Смелая, красивая, искусно простая сценография, круги и дуги, движущиеся огни в разных плоскостях – все это, как мне кажется, пришло из чикагской премьеры 2002 года. Дирижировать должна была Анна Мэнсон.
Первая сцена показывает нам Галилея, старого, слепого и одинокого. Далее история развивается назад во времени, легко и без остановок минуя суд над Галилеем, его триумфы, его открытия – и так до последней сцены, где мальчик по имени Галилео сидит, слушая оперу об Орионе, Эос и кружащихся планетах, написанную его отцом Винченцо Галилеем.

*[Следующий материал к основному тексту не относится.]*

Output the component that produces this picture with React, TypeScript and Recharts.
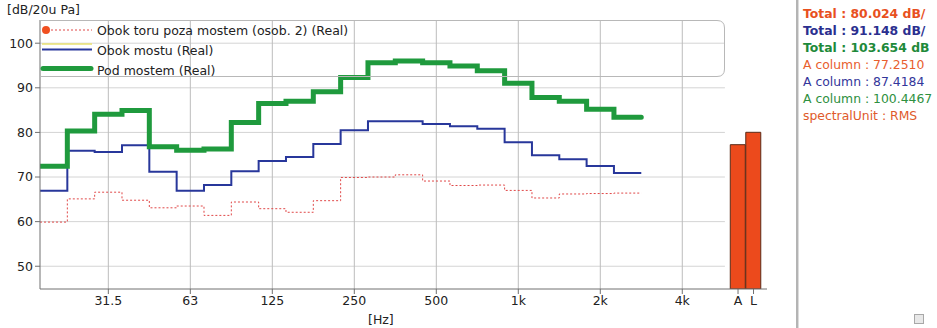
import React from 'react';
import { ComposedChart, Line, Bar, XAxis, YAxis, ReferenceLine } from 'recharts';

// third-octave bands shown on the chart (20 Hz .. 2.5 kHz)
const bands = ['20', '25', '31.5', '40', '50', '63', '80', '100', '125', '160', '200', '250', '315', '400', '500', '630', '800', '1k', '1.25k', '1.6k', '2k', '2.5k'];

// levels in dB per band
const obokToru = [59.9, 65.1, 66.6, 64.8, 63.1, 63.5, 61.4, 64.4, 62.9, 62.1, 64.7, 69.9, 70.0, 70.5, 69.1, 68.1, 68.2, 67.0, 65.3, 66.2, 66.3, 66.4];
const obokMostu = [66.9, 75.9, 75.6, 77.1, 71.2, 66.9, 68.2, 71.3, 73.6, 74.5, 77.4, 80.5, 82.5, 82.5, 81.9, 81.4, 80.8, 77.8, 74.9, 74.0, 72.5, 70.9];
const podMostem = [72.4, 80.3, 84.1, 84.9, 76.8, 76.0, 76.3, 82.2, 86.5, 87.0, 89.1, 92.3, 95.6, 96.0, 95.6, 94.9, 93.8, 91.0, 87.8, 87.0, 85.2, 83.4];

// octave labels on the frequency axis
const octaveLabels = ['31.5', '63', '125', '250', '500', '1k', '2k', '4k'];

// weighted totals (A, L)
const totalLabels = ['A', 'L'];
const totalValues = [77.251, 80.024];

const yTicks = [50, 60, 70, 80, 90, 100];

const sideText = [
  { text: 'Total : 80.024 dB/', color: '#e8501e', bold: true },
  { text: 'Total : 91.148 dB/', color: '#2b2f8f', bold: true },
  { text: 'Total : 103.654 dB', color: '#1e8a3a', bold: true },
  { text: 'A column : 77.2510', color: '#e8602e', bold: false },
  { text: 'A column : 87.4184', color: '#33369a', bold: false },
  { text: 'A column : 100.4467', color: '#2e9040', bold: false },
  { text: 'spectralUnit : RMS', color: '#e05a2a', bold: false },
];

const FONT = '"DejaVu Sans", Verdana, sans-serif';
const TOTAL_START = 25.54; // position of first total column, in band units
const TOTAL_STEP = 0.567;
const GRID_END = 25.06;

const RED = '#e04848';
const BLUE = '#28379b';
const GREEN = '#1f9a3d';

const rows: any[] = [];
for (let k = 0; k <= bands.length; k++) {
  const i = Math.min(k, bands.length - 1);
  rows.push({ x: k, toru: obokToru[i], mostu: obokMostu[i], pod: podMostem[i] });
}
totalValues.forEach((v, i) => rows.push({ x: TOTAL_START + i * TOTAL_STEP, total: v }));

const octavePos = octaveLabels.map((_, i) => 2.5 + 3 * i);
const totalPos = totalLabels.map((_, i) => TOTAL_START + i * TOTAL_STEP);
const xTicks = [...octavePos, ...totalPos];

const tickLabel = (v: number) => {
  const oi = octavePos.findIndex(p => Math.abs(p - v) < 0.01);
  if (oi >= 0) return octaveLabels[oi];
  const ti = totalPos.findIndex(p => Math.abs(p - v) < 0.01);
  return ti >= 0 ? totalLabels[ti] : '';
};

function LegendBox() {
  return (
    <svg width={690} height={60} style={{ position: 'absolute', left: 40, top: 19, overflow: 'visible' }}>
      <path d="M0.5 1.5 H677 Q684.5 1.5 684.5 9 V50 Q684.5 57.5 677 57.5 H0.5" fill="none" stroke="#b8b8b8" />
      <circle cx={6} cy={11} r={4} fill="#f05020" />
      <line x1={11} y1={11} x2={52} y2={11} stroke={RED} strokeDasharray="2 2" />
      <text x={57} y={16} fontSize={12.5} fontFamily={FONT} fill="#222">Obok toru poza mostem (osob. 2) (Real)</text>
      <line x1={2} y1={25} x2={52} y2={25} stroke="#e8e070" strokeWidth={1.5} />
      <line x1={2} y1={30.5} x2={52} y2={30.5} stroke={BLUE} strokeWidth={2} />
      <text x={57} y={36} fontSize={12.5} fontFamily={FONT} fill="#222">Obok mostu (Real)</text>
      <line x1={3} y1={49.5} x2={51} y2={49.5} stroke={GREEN} strokeWidth={5} strokeLinecap="round" />
      <text x={57} y={56} fontSize={12.5} fontFamily={FONT} fill="#222">Pod mostem (Real)</text>
    </svg>
  );
}

export default function App() {
  return (
    <div style={{ position: 'absolute', left: 0, top: 0, width: 937, height: 328, background: '#fff', fontFamily: FONT, overflow: 'hidden' }}>
      <ComposedChart width={770} height={328} data={rows} margin={{ top: 20, right: 3, bottom: 0, left: 0 }}>
        <XAxis
          type="number"
          dataKey="x"
          domain={[0, 26.6]}
          ticks={xTicks}
          tickFormatter={tickLabel}
          allowDataOverflow
          height={39}
          tickSize={5}
          interval={0}
          stroke="#707070"
          tick={{ fill: '#222', fontSize: 12.5, fontFamily: FONT }}
        />
        <YAxis
          type="number"
          domain={[44.9, 105.2]}
          ticks={yTicks}
          allowDataOverflow
          width={40}
          tickSize={5}
          stroke="#707070"
          tick={{ fill: '#222', fontSize: 12.5, fontFamily: FONT }}
        />
        {yTicks.map(v => (
          <ReferenceLine key={'h' + v} segment={[{ x: 0, y: v }, { x: GRID_END, y: v }]} stroke="#d4d4d4" />
        ))}
        {octavePos.map(p => (
          <ReferenceLine key={'v' + p} x={p} stroke="#bcbcbc" />
        ))}
        <Line type="stepAfter" dataKey="toru" stroke={RED} strokeWidth={1} strokeDasharray="2 2" dot={false} isAnimationActive={false} />
        <Line type="stepAfter" dataKey="mostu" stroke={BLUE} strokeWidth={2} dot={false} isAnimationActive={false} />
        <Line type="stepAfter" dataKey="pod" stroke={GREEN} strokeWidth={5} strokeLinecap="round" dot={false} isAnimationActive={false} />
        <Bar dataKey="total" barSize={15} fill="#ec4a1c" stroke="#5b2b18" strokeWidth={1} isAnimationActive={false} />
      </ComposedChart>
      <div style={{ position: 'absolute', left: 7, top: 2, fontSize: 12.5, color: '#222' }}>[dB/20u Pa]</div>
      <div style={{ position: 'absolute', left: 368, top: 312, fontSize: 12.5, color: '#222' }}>[Hz]</div>
      <LegendBox />
      <div style={{ position: 'absolute', left: 796, top: 0, width: 2, height: 328, background: '#b4b4b4', borderRight: '1px solid #dcdcdc' }} />
      <div style={{ position: 'absolute', left: 803, top: 5 }}>
        {sideText.map(s => (
          <div key={s.text} style={{ color: s.color, fontWeight: s.bold ? 'bold' : 'normal', fontSize: 12.4, lineHeight: '17px', whiteSpace: 'nowrap' }}>
            {s.text}
          </div>
        ))}
      </div>
      <div style={{ position: 'absolute', left: 914, top: 314, width: 8, height: 8, background: '#e8e8e8', border: '1px solid #a8a8a8' }} />
    </div>
  );
}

Это творение Филипа Гласса насквозь пронизано и схвачено бесконечно повторяющейся и бесконечно изменяющейся музыкой, идущей и идущей по спирали, не стихающей и вместе с тем движущейся с медленной величавостью небесных тел, без начала и конца, ликующей, непрерывной. Она движется, движется, движется… E pur si muove[64]!